Similar to Simulink PIL, you can use the Simulation Data Inspector to visualize and compare the previously mentioned outputs. To achieve this, represent the output in the timeseries format.
% Create a timeseries timeSteps = 1:numSteps; yTS = timeseries(y,timeSteps,"Name","PIL output(y)"); yRefTS = timeseries(yRef,timeSteps,"Name","MATLAB output (yRef)"); % open Simulation data inspector Simulink.sdi.view
To import the earlier time series data into the Simulation Data Inspector, select Import. In the Import dialog box, you can choose to import data from the workspace.
After importing, set the yRef to Set as Baseline and y to Set as Compare to.
After importing and configuring the baseline and compare-to settings, navigate to the Compare tab in the SDI. To set the tolerance limit, set Global Tolerances under the Options dropdown. Click Compare to visualize the output of each sample at each time step.
Analyze Performance using Code Profile Analyzer
Run this command to show the coder execution profile.

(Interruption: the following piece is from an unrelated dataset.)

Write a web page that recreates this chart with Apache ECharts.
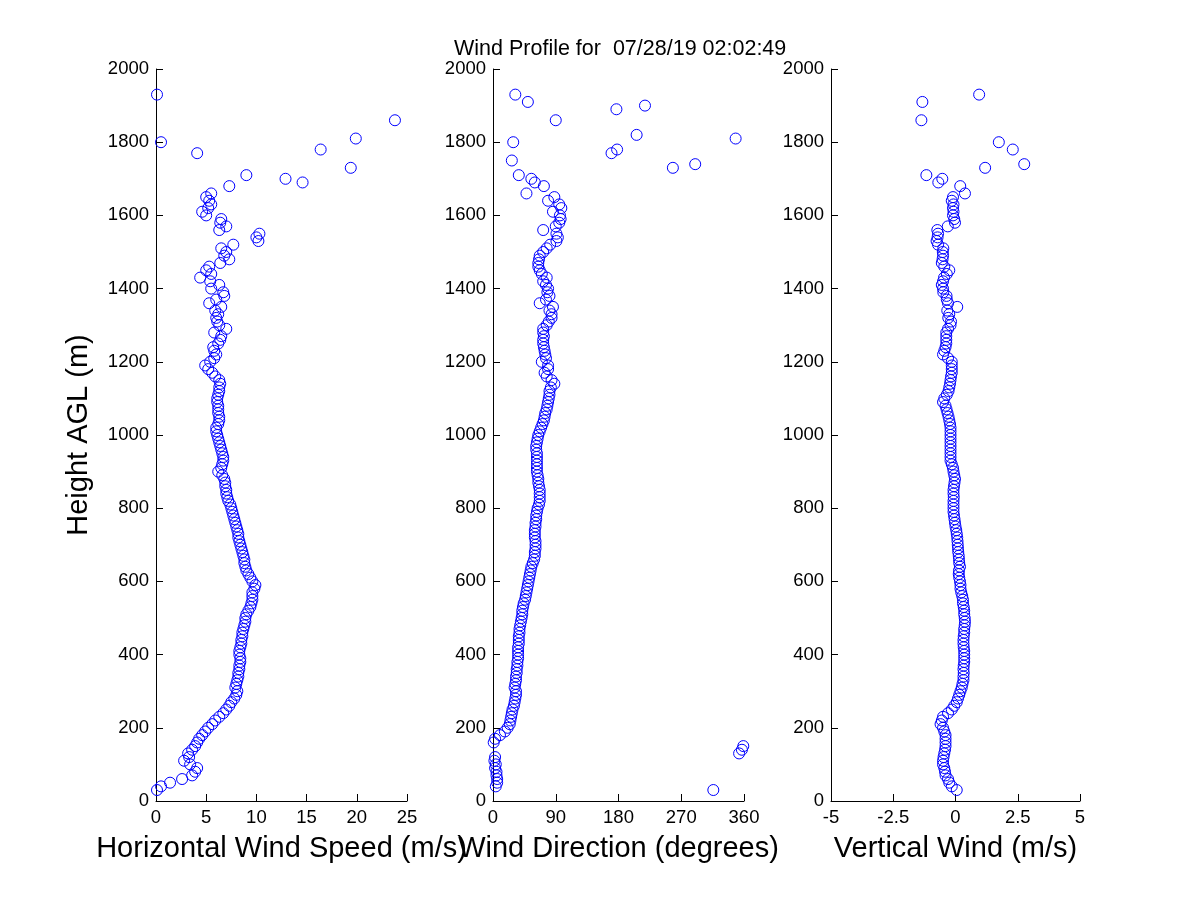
<!DOCTYPE html>
<html>
<head>
<meta charset="utf-8">
<script src="https://cdn.jsdelivr.net/npm/echarts@6/dist/echarts.min.js"></script>
<style>
html,body{margin:0;padding:0;background:#fff;}
#chart{width:1200px;height:900px;}
</style>
</head>
<body>
<div id="chart"></div>
<script>
// Heights (m AGL)
var heights = [
  30, 40, 50, 60, 70, 80, 90, 100, 110, 120,
  130, 140, 150, 160, 170, 180, 190, 200, 210, 220,
  230, 240, 250, 260, 270, 280, 290, 300, 310, 320,
  330, 340, 350, 360, 370, 380, 390, 400, 410, 420,
  430, 440, 450, 460, 470, 480, 490, 500, 510, 520,
  530, 540, 550, 560, 570, 580, 590, 600, 610, 620,
  630, 640, 650, 660, 670, 680, 690, 700, 710, 720,
  730, 740, 750, 760, 770, 780, 790, 800, 810, 820,
  830, 840, 850, 860, 870, 880, 890, 900, 910, 920,
  930, 940, 950, 960, 970, 980, 990, 1000, 1010, 1020,
  1030, 1040, 1050, 1060, 1070, 1080, 1090, 1100, 1110, 1120,
  1130, 1140, 1150, 1160, 1170, 1180, 1190, 1200, 1210, 1220,
  1230, 1240, 1250, 1260, 1270, 1280, 1290, 1300, 1310, 1320,
  1330, 1340, 1350, 1360, 1370, 1380, 1390, 1400, 1410, 1420,
  1430, 1440, 1450, 1460, 1470, 1480, 1490, 1500, 1510, 1520,
  1530, 1540, 1550, 1560, 1570, 1580, 1590, 1600, 1610, 1620,
  1630, 1640, 1650, 1660, 1670, 1680, 1690, 1700, 1710, 1720,
  1730, 1740, 1750, 1760, 1770, 1780, 1790, 1800, 1810, 1820,
  1830, 1840, 1850, 1860, 1870, 1880, 1890, 1900, 1910, 1920,
  1930
];

// Horizontal wind speed (m/s)
var speed = [
  0.1, 0.5, 1.4, 2.6, 3.6, 3.9, 4.1, 3.4, 2.8, 3.3,
  3.2, 3.6, 3.9, 4.1, 4.3, 4.6, 4.9, 5.2, 5.6, 5.9,
  6.3, 6.7, 7.0, 7.3, 7.5, 7.8, 8.0, 8.1, 7.9, 8.0,
  8.1, 8.2, 8.2, 8.3, 8.3, 8.4, 8.4, 8.3, 8.3, 8.4,
  8.5, 8.5, 8.6, 8.6, 8.7, 8.8, 8.9, 8.9, 9.0, 9.2,
  9.4, 9.5, 9.6, 9.6, 9.6, 9.8, 9.9, 9.6, 9.4, 9.2,
  9.0, 8.9, 8.8, 8.8, 8.7, 8.6, 8.5, 8.4, 8.3, 8.2,
  8.2, 8.1, 8.0, 7.9, 7.8, 7.7, 7.6, 7.5, 7.4, 7.2,
  7.1, 7.0, 7.0, 6.9, 6.9, 6.8, 6.6, 6.2, 6.5, 6.6,
  6.7, 6.7, 6.6, 6.5, 6.4, 6.3, 6.2, 6.1, 6.0, 6.0,
  6.2, 6.3, 6.3, 6.2, 6.2, 6.2, 6.1, 6.1, 6.2, 6.3,
  6.3, 6.4, 6.3, 5.9, 5.6, 5.2, 4.9, 5.4, 5.8, 6.0,
  5.8, 5.7, 6.2, 6.4, 6.5, 5.8, 7.0, 6.3, 6.1, 6.0,
  6.2, 5.9, 6.5, 5.3, 6.0, 6.8, 6.7, 5.5, 6.3, 5.4,
  4.4, 5.5, 5.0, 5.3, 6.4, 7.3, 6.8, 7.0, 6.5, 7.7,
  10.2, 10.0, 10.3, 6.3, 7.0, 6.4, 6.5, 5.0, 4.6, 5.2,
  5.5, 5.3, 5.0, 5.5, null, 7.3, 14.6, 12.9, 9.0, null,
  19.4, null, null, null, 4.1, 16.4, null, 0.5, 19.9, null,
  null, null, null, 23.8, null, null, null, null, null, null,
  0.1
];

// Wind direction (degrees)
var direction = [
  316, 4, 6, 6, 5, 5, 3, 4, 2, 3,
  353, 357, 359, 1, 3, 10, 17, 21, 24, 25,
  26, 27, 28, 30, 31, 32, 33, 33, 31, 32,
  33, 33, 34, 34, 35, 35, 36, 36, 36, 36,
  37, 37, 37, 38, 38, 39, 40, 41, 42, 42,
  43, 44, 46, 47, 48, 49, 50, 51, 52, 53,
  54, 55, 57, 59, 60, 60, 61, 61, 61, 60,
  60, 60, 61, 61, 62, 62, 63, 64, 66, 67,
  67, 67, 67, 66, 65, 65, 64, 63, 63, 63,
  63, 63, 63, 62, 62, 63, 64, 65, 67, 69,
  71, 73, 74, 75, 77, 78, 79, 80, 81, 81,
  83, 88, 84, 77, 74, 79, 79, 70, 76, 75,
  74, 73, 72, 72, 73, 72, 72, 77, 80, 84,
  84, 81, 86, 67, 76, 81, 78, 79, 76, 72,
  77, 70, 67, 65, 65, 66, 67, 72, 77, 82,
  91, 93, 91, 72, 90, 95, 97, 96, 86, 98,
  95, 79, 88, 48, null, 73, 60, 55, 37, null,
  258, 290, 27, null, 170, 178, null, 29, 348, 206,
  null, null, null, 90, null, null, 177, 218, 50, null,
  32
];

// Vertical wind (m/s)
var vertical = [
  0.05, -0.15, -0.25, -0.3, -0.4, -0.42, -0.45, -0.5, -0.5, -0.48,
  -0.45, -0.42, -0.4, -0.4, -0.4, -0.4, -0.45, -0.5, -0.6, -0.55,
  -0.5, -0.3, -0.15, -0.05, 0.05, 0.1, 0.15, 0.2, 0.25, 0.28,
  0.32, 0.32, 0.33, 0.32, 0.33, 0.35, 0.35, 0.35, 0.35, 0.33,
  0.32, 0.32, 0.33, 0.35, 0.35, 0.37, 0.38, 0.37, 0.35, 0.35,
  0.33, 0.3, 0.3, 0.27, 0.23, 0.2, 0.2, 0.18, 0.15, 0.13,
  0.14, 0.18, 0.15, 0.14, 0.13, 0.11, 0.1, 0.09, 0.08, 0.07,
  0.05, 0.03, 0.0, -0.02, -0.04, -0.06, -0.08, -0.08, -0.08, -0.08,
  -0.07, -0.08, -0.08, -0.06, -0.04, -0.02, -0.05, -0.08, -0.1, -0.15,
  -0.2, -0.2, -0.2, -0.2, -0.2, -0.2, -0.2, -0.2, -0.2, -0.2,
  -0.22, -0.25, -0.28, -0.32, -0.36, -0.4, -0.5, -0.45, -0.35, -0.28,
  -0.25, -0.22, -0.2, -0.18, -0.15, -0.15, -0.15, -0.15, -0.3, -0.5,
  -0.45, -0.4, -0.37, -0.37, -0.37, -0.37, -0.3, -0.2, -0.18, -0.29,
  -0.25, -0.33, 0.07, -0.3, -0.35, -0.36, -0.49, -0.5, -0.55, -0.5,
  -0.46, -0.35, -0.25, -0.45, -0.55, -0.52, -0.5, -0.51, -0.49, -0.7,
  -0.76, -0.72, -0.7, -0.73, -0.31, -0.02, -0.05, -0.1, -0.08, -0.1,
  -0.08, -0.15, -0.1, 0.38, null, 0.19, -0.69, -0.53, -1.17, null,
  1.19, 2.76, null, null, null, 2.30, null, 1.74, null, null,
  null, null, null, -1.37, null, null, null, null, -1.33, null,
  0.95
];

var titleText = 'Wind Profile for  07/28/19 02:02:49';
var xNames = ['Horizontal Wind Speed (m/s)', 'Wind Direction (degrees)', 'Vertical Wind (m/s)'];
var yName = 'Height AGL (m)';

function pairs(vals) {
  var out = [];
  for (var i = 0; i < heights.length; i++) {
    if (vals[i] !== null && vals[i] !== undefined) out.push([vals[i], heights[i]]);
  }
  return out;
}

function plain(v) { return String(v); }

var FONT = "'Liberation Sans', Arial, sans-serif";
var tickLabel = { color: '#000', fontSize: 18.5, fontFamily: FONT, formatter: plain };
var axLine = { show: true, onZero: false, lineStyle: { color: '#000', width: 1 } };
var axTick = { show: true, inside: true, length: 7, lineStyle: { color: '#000', width: 1 } };
var nameStyle = { color: '#000', fontSize: 29, fontFamily: FONT };

var grids = [
  { left: 156, width: 251, top: 69, height: 732 },
  { left: 493, width: 251, top: 69, height: 732 },
  { left: 831, width: 249, top: 69, height: 732 }
];

var xRanges = [
  { min: 0, max: 25, interval: 5 },
  { min: 0, max: 360, interval: 90 },
  { min: -5, max: 5, interval: 2.5 }
];

var xAxes = xRanges.map(function (r, i) {
  return {
    type: 'value', gridIndex: i, min: r.min, max: r.max, interval: r.interval,
    axisLine: axLine, axisTick: axTick, splitLine: { show: false },
    axisLabel: Object.assign({ margin: 7 }, tickLabel),
    name: xNames[i], nameLocation: 'middle', nameGap: 33,
    nameTextStyle: nameStyle
  };
});

var yAxes = [0, 1, 2].map(function (i) {
  var a = {
    type: 'value', gridIndex: i, min: 0, max: 2000, interval: 200,
    axisLine: axLine, axisTick: axTick, splitLine: { show: false },
    axisLabel: Object.assign({ margin: 7 }, tickLabel)
  };
  if (i === 0) {
    a.name = yName; a.nameLocation = 'middle'; a.nameGap = 63;
    a.nameTextStyle = nameStyle;
  }
  return a;
});

var dataSets = [speed, direction, vertical];
var series = dataSets.map(function (d, i) {
  return {
    type: 'scatter', xAxisIndex: i, yAxisIndex: i,
    data: pairs(d), symbol: 'circle', symbolSize: 11, clip: false,
    itemStyle: { color: 'rgba(0,0,0,0)', borderColor: '#0000ff', borderWidth: 1, opacity: 1 },
    emphasis: { disabled: true }, animation: false
  };
});

var chart = echarts.init(document.getElementById('chart'), null, { renderer: 'canvas' });
chart.setOption({
  backgroundColor: '#fff',
  animation: false,
  title: {
    text: titleText, left: 449, top: 33,
    textStyle: { color: '#000', fontSize: 21.5, fontWeight: 'normal', fontFamily: FONT }
  },
  grid: grids,
  xAxis: xAxes,
  yAxis: yAxes,
  series: series
});
</script>
</body>
</html>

coder.profile.show(getCoderExecutionProfile('ex_fir_hexagon_ml'))
Consider the average execution time of the ex_fir_hexagon_ml function which is 57,549 cycles. Now, by repeating the code profiling by changing the Code replacement library to None, the previous function takes 131,980 cycles. This indicates that by enabling the CRL, the cycle performance of the ex_fir_hexagon_ml improved by approximately 2.3 times.
Note: For Qualcomm Hexagon QHL CRL, explicit alignment specification for buffers is necessary only when the input/output variables are directly used in the operators, functions and system-objects.